This Observer article talks about Britain's Rock Against Racism movement. It's a really extraordinary article about something I was woefully ignorant of. But it also made it so I can basically never enjoy Eric Clapton's music again.


It was 5 August 1976 and Eric Clapton was drunk, angry and on stage at the Birmingham Odeon. 'Enoch was right,' he told the audience, 'I think we should send them all back.' Britain was, he complained, in danger of becoming 'a black colony' and a vote for controversial Tory politician Enoch Powell whom he described as a prophet was needed to 'keep Britain white'. Although the irony was possibly lost on Clapton, the Odeon in Birmingham is on New Street, minutes from the Midland Hotel where eight years earlier Powell had made his infamous 'Rivers of Blood' speech. But if the coincidence was curious, the hypocrisy was breathtaking: Clapton's career was based on appropriating black music, and he had recently had a hit with Bob Marley's 'I Shot the Sheriff'.
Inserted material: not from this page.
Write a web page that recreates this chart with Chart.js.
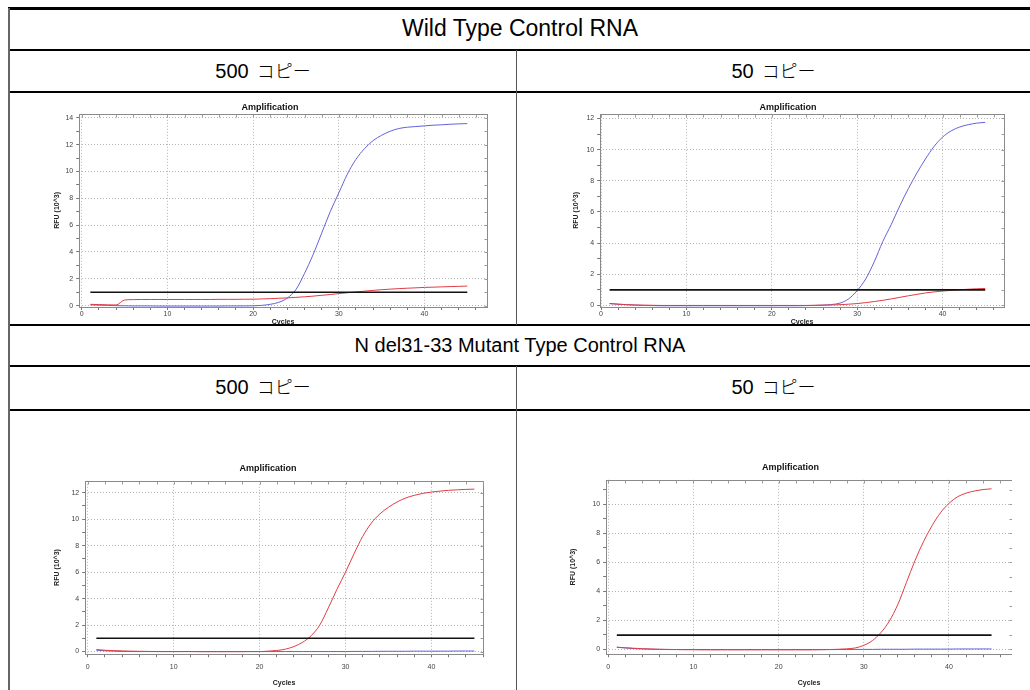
<!DOCTYPE html>
<html>
<head>
<meta charset="utf-8">
<script src="https://cdn.jsdelivr.net/npm/chart.js@4.4.1/dist/chart.umd.min.js"></script>
<style>
  html, body { margin: 0; padding: 0; background: #fff; }
  body { width: 1030px; height: 690px; position: relative; overflow: hidden; font-family: "Liberation Sans", Arial, sans-serif; }
  .hline { position: absolute; left: 8px; right: 0; height: 2px; background: #000; z-index: 2; }
  .vline { position: absolute; width: 1px; background: #555; z-index: 2; }
  .label { position: absolute; text-align: center; font-size: 20px; color: #000; line-height: 1; }
  .label .jp { font-family: "Noto Sans CJK JP", sans-serif; font-weight: 300; font-size: 18px; margin-left: 8px; }
  .cell { position: absolute; z-index: 1; }
</style>
</head>
<body>
  <div class="hline" style="top:7px;height:3px"></div>
  <div class="hline" style="top:49px"></div>
  <div class="hline" style="top:91px"></div>
  <div class="hline" style="top:324px"></div>
  <div class="hline" style="top:365px"></div>
  <div class="hline" style="top:409px"></div>
  <div class="vline" style="left:8px;top:8px;height:682px;width:2px;background:#666"></div>
  <div class="vline" style="left:516px;top:50px;height:275px"></div>
  <div class="vline" style="left:516px;top:366px;height:324px"></div>

  <div class="label" style="left:10px;width:1020px;top:17px;font-size:23px">Wild Type Control RNA</div>
  <div class="label" style="left:10px;width:506px;top:61px">500<span class="jp">コピー</span></div>
  <div class="label" style="left:517px;width:513px;top:61px">50<span class="jp">コピー</span></div>
  <div class="label" style="left:10px;width:1020px;top:335px">N del31-33 Mutant Type Control RNA</div>
  <div class="label" style="left:10px;width:506px;top:377px">500<span class="jp">コピー</span></div>
  <div class="label" style="left:517px;width:513px;top:377px">50<span class="jp">コピー</span></div>

  <div class="cell" style="left:44px;top:98px;width:450px;height:228px"><canvas id="wt500"></canvas></div>
  <div class="cell" style="left:562px;top:98px;width:450px;height:228px"><canvas id="wt50"></canvas></div>
  <div class="cell" style="left:44px;top:459px;width:450px;height:231px"><canvas id="mut500"></canvas></div>
  <div class="cell" style="left:562px;top:458px;width:450px;height:232px"><canvas id="mut50"></canvas></div>

<script>
const cycles = [
  1, 2, 3, 4, 5, 6, 7, 8, 9, 10, 11, 12, 13, 14, 15, 16, 17, 18, 19, 20, 21, 22,
  23, 24, 25, 26, 27, 28, 29, 30, 31, 32, 33, 34, 35, 36, 37, 38, 39, 40, 41,
  42, 43, 44, 45,
];

// Wild Type 500 copies
const wt500Blue = [
  0.06, 0.04, 0.02, 0.0, -0.01, -0.02, -0.02, -0.02, -0.03, -0.03,
  -0.03, -0.03, -0.03, -0.03, -0.03, -0.03, -0.02, -0.02, -0.02, -0.01,
  0.02, 0.1, 0.25, 0.57, 1.2, 2.4, 3.8, 5.4, 7.0, 8.4,
  9.8, 10.9, 11.7, 12.3, 12.7, 13.0, 13.2, 13.3, 13.35, 13.4,
  13.45, 13.48, 13.52, 13.55, 13.57,
];
const wt500Red = [
  0.1, 0.08, 0.06, 0.05, 0.42, 0.45, 0.46, 0.46, 0.46, 0.46,
  0.46, 0.46, 0.46, 0.46, 0.46, 0.47, 0.47, 0.47, 0.48, 0.48,
  0.5, 0.52, 0.55, 0.58, 0.62, 0.66, 0.71, 0.77, 0.83, 0.9,
  0.96, 1.02, 1.08, 1.14, 1.19, 1.23, 1.27, 1.3, 1.33, 1.36,
  1.38, 1.4, 1.42, 1.44, 1.46,
];

// Wild Type 50 copies
const wt50Blue = [
  0.12, 0.08, 0.05, 0.02, 0.0, -0.01, -0.02, -0.02, -0.02, -0.02,
  -0.02, -0.02, -0.02, -0.02, -0.02, -0.02, -0.02, -0.02, -0.02, -0.02,
  -0.02, -0.02, -0.02, -0.01, 0.0, 0.02, 0.06, 0.15, 0.42, 0.95,
  1.7, 2.8, 4.1, 5.2, 6.4, 7.5, 8.5, 9.4, 10.2, 10.8,
  11.2, 11.45, 11.6, 11.7, 11.75,
];
const wt50Red = [
  0.12, 0.08, 0.05, 0.03, 0.02, 0.01, 0.0, 0.0, 0.0, 0.0,
  0.0, 0.0, 0.0, 0.0, 0.0, 0.0, 0.0, 0.0, 0.0, 0.0,
  0.0, 0.0, 0.0, 0.0, 0.01, 0.02, 0.03, 0.05, 0.08, 0.12,
  0.18, 0.25, 0.33, 0.42, 0.52, 0.62, 0.71, 0.8, 0.87, 0.92,
  0.97, 1.01, 1.04, 1.07, 1.09,
];

// Mutant 500 copies
const mut500Blue = [
  0.1, 0.06, 0.03, 0.01, 0.0, 0.0, 0.0, 0.0, 0.0, 0.0,
  0.0, 0.0, 0.0, 0.0, 0.0, 0.0, 0.0, 0.0, 0.0, 0.0,
  0.0, 0.0, 0.0, 0.0, 0.0, 0.0, 0.0, 0.0, 0.0, 0.0,
  0.01, 0.01, 0.01, 0.02, 0.02, 0.02, 0.02, 0.03, 0.03, 0.03,
  0.03, 0.03, 0.04, 0.04, 0.04,
];
const mut500Red = [
  0.15, 0.1, 0.07, 0.05, 0.03, 0.02, 0.01, 0.0, 0.0, 0.0,
  0.0, 0.0, -0.01, -0.01, -0.01, -0.01, -0.01, -0.01, 0.0, 0.0,
  0.03, 0.08, 0.18, 0.38, 0.7, 1.2, 2.0, 3.3, 4.7, 6.0,
  7.4, 8.7, 9.7, 10.4, 10.9, 11.3, 11.6, 11.8, 11.95, 12.05,
  12.12, 12.18, 12.22, 12.25, 12.27,
];

// Mutant 50 copies
const mut50Blue = [
  0.15, 0.1, 0.06, 0.03, 0.01, 0.0, -0.01, -0.01, -0.01, -0.01,
  -0.01, -0.01, -0.01, -0.01, -0.01, -0.01, -0.01, -0.01, -0.01, -0.01,
  -0.01, -0.01, -0.01, -0.01, -0.01, -0.01, -0.01, -0.01, 0.0, 0.0,
  0.0, 0.01, 0.01, 0.01, 0.01, 0.02, 0.02, 0.02, 0.02, 0.02,
  0.03, 0.03, 0.03, 0.03, 0.03,
];
const mut50Red = [
  0.15, 0.11, 0.08, 0.05, 0.03, 0.01, 0.0, -0.01, -0.02, -0.02,
  -0.03, -0.03, -0.03, -0.03, -0.03, -0.03, -0.03, -0.03, -0.03, -0.03,
  -0.03, -0.03, -0.03, -0.03, -0.02, -0.01, 0.01, 0.04, 0.1, 0.28,
  0.6, 1.15, 1.95, 3.1, 4.6, 6.1, 7.4, 8.5, 9.4, 10.05,
  10.5, 10.75, 10.9, 11.0, 11.05,
];

const thresholds = [1.0, 1.0, 1.0, 0.98];
const xMajorTicks = [0, 10, 20, 30, 40];

const BLUE = "#6262dc";
const RED = "#e03c42";
const GRID = "#b4b4b4";
const FONT = "'Liberation Sans', Arial, sans-serif";

// plot frame plus the small tick marks on the top and right edges
const framePlugin = {
  id: "frame",
  beforeDatasetsDraw(chart) {
    const { ctx, chartArea, scales } = chart;
    const left = Math.round(chartArea.left) + 0.5;
    const top = Math.round(chartArea.top) + 0.5;
    const right = left + Math.round(chartArea.width);
    const bottom = top + Math.round(chartArea.height);
    ctx.save();
    ctx.strokeStyle = "#8a8a8a";
    ctx.lineWidth = 1;
    ctx.strokeRect(left, top, right - left, bottom - top);
    ctx.strokeStyle = "#999";
    ctx.beginPath();
    scales.x.ticks.forEach((t) => {
      const px = Math.round(scales.x.getPixelForValue(t.value)) + 0.5;
      ctx.moveTo(px, top);
      ctx.lineTo(px, top + 3);
    });
    scales.y.ticks.forEach((t) => {
      const py = Math.round(scales.y.getPixelForValue(t.value)) + 0.5;
      ctx.moveTo(right, py);
      ctx.lineTo(right - 3, py);
    });
    ctx.stroke();
    ctx.restore();
  },
};

function toPoints(values) {
  return cycles.map((c, i) => ({ x: c, y: values[i] }));
}

function makeChart(id, blue, red, threshold, xRange, yRange, box) {
  const xTicks = [];
  for (let v = 0; v <= xRange[1]; v += 2) xTicks.push({ value: v });
  const yTicks = [];
  for (let v = 0; v <= yRange[1]; v += 1) yTicks.push({ value: v });

  const isMajorX = (v) => xMajorTicks.includes(v);
  const isMajorY = (v) => v % 2 === 0;

  return new Chart(document.getElementById(id), {
    type: "line",
    data: {
      datasets: [
        {
          label: "Threshold",
          data: [
            { x: cycles[0], y: threshold },
            { x: cycles[cycles.length - 1], y: threshold },
          ],
          borderColor: "#111",
          borderWidth: 1.6,
          pointRadius: 0,
        },
        {
          label: "Red",
          data: toPoints(red),
          borderColor: RED,
          borderWidth: 1,
          pointRadius: 0,
          cubicInterpolationMode: "monotone",
        },
        {
          label: "Blue",
          data: toPoints(blue),
          borderColor: BLUE,
          borderWidth: 1,
          pointRadius: 0,
          cubicInterpolationMode: "monotone",
        },
      ],
    },
    options: {
      responsive: true,
      maintainAspectRatio: false,
      animation: false,
      events: [],
      layout: { padding: { left: box.left, right: box.right, top: 0, bottom: 0 } },
      plugins: {
        legend: { display: false },
        tooltip: { enabled: false },
        title: {
          display: true,
          text: "Amplification",
          color: "#111",
          font: { family: FONT, size: 9, weight: "bold" },
          padding: { top: 4, bottom: box.titleGap },
        },
      },
      scales: {
        x: {
          type: "linear",
          min: xRange[0],
          max: xRange[1],
          afterBuildTicks: (scale) => {
            scale.ticks = xTicks.map((t) => ({ ...t }));
          },
          ticks: {
            autoSkip: false,
            maxRotation: 0,
            color: "#444",
            padding: box.tickPad,
            font: { family: FONT, size: 7, lineHeight: box.lh },
            callback: (v) => (isMajorX(v) ? v : ""),
          },
          grid: {
            color: (ctx) =>
              ctx.tick && isMajorX(ctx.tick.value) ? GRID : "rgba(0,0,0,0)",
            tickColor: "#777",
            tickLength: 3,
          },
          border: { display: false, dash: [1, 2] },
          title: {
            display: true,
            text: "Cycles",
            color: "#222",
            font: { family: FONT, size: 7, weight: "bold", lineHeight: box.lh },
            padding: { top: box.cyclesTop, bottom: box.cyclesBottom },
          },
        },
        y: {
          type: "linear",
          min: yRange[0],
          max: yRange[1],
          afterBuildTicks: (scale) => {
            scale.ticks = yTicks.map((t) => ({ ...t }));
          },
          ticks: {
            autoSkip: false,
            color: "#444",
            padding: 3,
            font: { family: FONT, size: 7 },
            callback: (v) => (isMajorY(v) ? v : ""),
          },
          grid: {
            color: (ctx) =>
              ctx.tick && isMajorY(ctx.tick.value) ? GRID : "rgba(0,0,0,0)",
            tickColor: "#777",
            tickLength: 3,
          },
          border: { display: false, dash: [1, 2] },
          title: {
            display: true,
            text: "RFU (10^3)",
            color: "#222",
            font: { family: FONT, size: 7, weight: "bold" },
            padding: { top: 0, bottom: box.rfuGap },
          },
        },
      },
    },
    plugins: [framePlugin],
  });
}

makeChart("wt500", wt500Blue, wt500Red, thresholds[0], [-0.3, 47.3], [-0.1, 14.3],
  { left: 9, right: 7, titleGap: 1, tickPad: 1, lh: 1, cyclesTop: 0, cyclesBottom: 0, rfuGap: 1 });
makeChart("wt50", wt50Blue, wt50Red, thresholds[1], [-0.1, 47.2], [-0.1, 12.3],
  { left: 10, right: 8, titleGap: 1, tickPad: 1, lh: 1, cyclesTop: 0, cyclesBottom: 0, rfuGap: 3 });
makeChart("mut500", mut500Blue, mut500Red, thresholds[2], [-0.3, 46.0], [-0.2, 12.9],
  { left: 9, right: 11, titleGap: 7, tickPad: 6, lh: 1.2, cyclesTop: 1, cyclesBottom: 3, rfuGap: 7 });
makeChart("mut50", mut50Blue, mut50Red, thresholds[3], [-0.25, 47.4], [-0.33, 11.67],
  { left: 7, right: 0, titleGap: 7, tickPad: 6, lh: 1.2, cyclesTop: 1, cyclesBottom: 3, rfuGap: 12 });
</script>
</body>
</html>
In usual circumstances his comments would have been merely ill advised, but it was the social and political context which made Clapton's intervention so chilling. The National Front had won 40 per cent of the votes in the spring elections in Blackburn. One month earlier an Asian teenager, Gurdip Singh Chaggar, had been murdered by a gang of white youths in Southall. 'One down - a million to go' was the response to the killing from John Kingsley Read of the National Front. Sid Vicious and Siouxsie Sioux were sporting swastikas as fashion statements. David Bowie, who three months earlier had been photographed apparently giving a Nazi salute in Victoria Station, told Cameron Crowe in the September 1976 edition of Playboy '... yes I believe very strongly in fascism. The only way we can speed up the sort of liberalism that's hanging foul in the air... is a right-wing totally dictatorial tyranny...' In that same interview Bowie claimed that 'Adolf Hitler was one of the first rock stars.' This was Britain then in the sweltering summer of 1976, and in that context Clapton's comments were potentially incendiary.


Clapton never apologized for his comments, and basically stood by them. What a shithead.
liliaeth: (Default)

From: [personal profile] liliaeth


I was more shocked about the bits on David Bowie.

From: [identity profile] pepperlandgirl4.livejournal.com


I had heard that he had made those comments before. But I am slightly more inclined to be forgiving because Bowie said a lot of shit to get a reaction. Plus, he apologized for those comments and made an effort to distance himself--and then married Iman (http://en.wikipedia.org/wiki/Iman_%28model%29) and made contributions to the legal fund for the Jena 6. Clapton, as you could see from the end of the article, never made any attempt at redemption.

From: [identity profile] voguevixen.livejournal.com


Yes, this sounds like something Bowie would say to be "shocking" and "out there."

The whole thing about white Europe is it's very small and nervous to this day about integration. There's still a lot of racism both outright and underwraps that would seem quite blatant to us here in the US. One of my husband's co-workers workers worked a couple years in Paris for the company and said the French government actually offers white women a tax incentive to have babies. They don't want to (in many cases) because they'd rather have a job, etc and don't want to be tied down. This was as recent as a few years ago and it sounds like somthing out of the dark ages!
lokifan: black Converse against a black background (Default)

From: [personal profile] lokifan


Er, I'm pretty sure that's not just white women - and it's due to worry about an aging population, not immigration. France still isn't doing all that well, though.

I had actually heard that about Clapton. Much eww.